GPUs accelerate ML training and inference, video encoding, and rendering. Not all providers offer GPU; check availability and drivers. Cost is higher; size the workload and use spot or preemptible if available.
When to use GPU
- ML training: Training large models (vision, NLP, etc.) is much faster on GPU. Need CUDA (NVIDIA) or ROCm (AMD) and framework support (PyTorch, TensorFlow).
- ML inference: Serving models at scale can use GPU for low latency and throughput. Not all inference needs GPU; measure CPU vs GPU for your model.
- Video encoding: Transcoding and encoding (e.g. H.264, HEVC) are GPU-accelerated with NVENC and similar. Reduces CPU load and time.
- Rendering: 3D and VFX rendering; scientific simulation. GPU can dramatically speed up parallel workloads.
Provider and sizing
- Availability: Not every host has GPU instances; check region and instance type. Often limited inventory.
- Drivers and stack: Ensure OS and drivers (NVIDIA, AMD) are supported. Some providers offer pre-built ML images.

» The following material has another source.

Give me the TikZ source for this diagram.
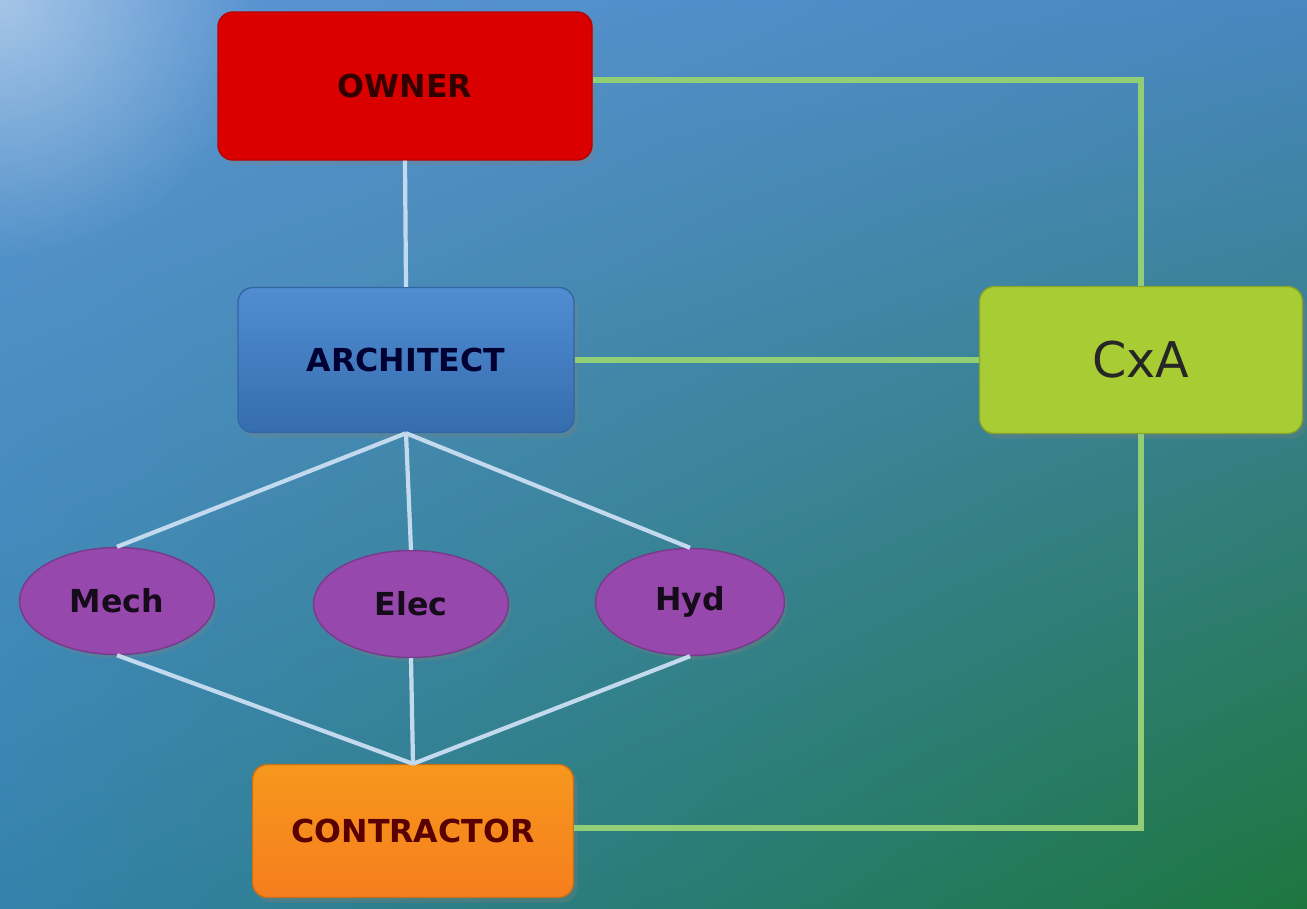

- Cost: GPU instances are expensive. Use spot or preemptible for batch training if your workload tolerates interruption; reserve for production inference if needed.
Best practices
- Size right: Start with one GPU and scale; avoid over-provisioning. Monitor utilization.
- Data locality: Keep training data close (same region or fast link) to avoid transfer cost and latency.
- Persistent storage: Training data and checkpoints on fast storage (SSD, NVMe); GPU is useless if I/O is the bottleneck.
Summary
Use GPU for ML training/inference, video encoding, and rendering when the workload benefits. Check provider availability and drivers; size and consider spot for cost. Keep data and storage in mind.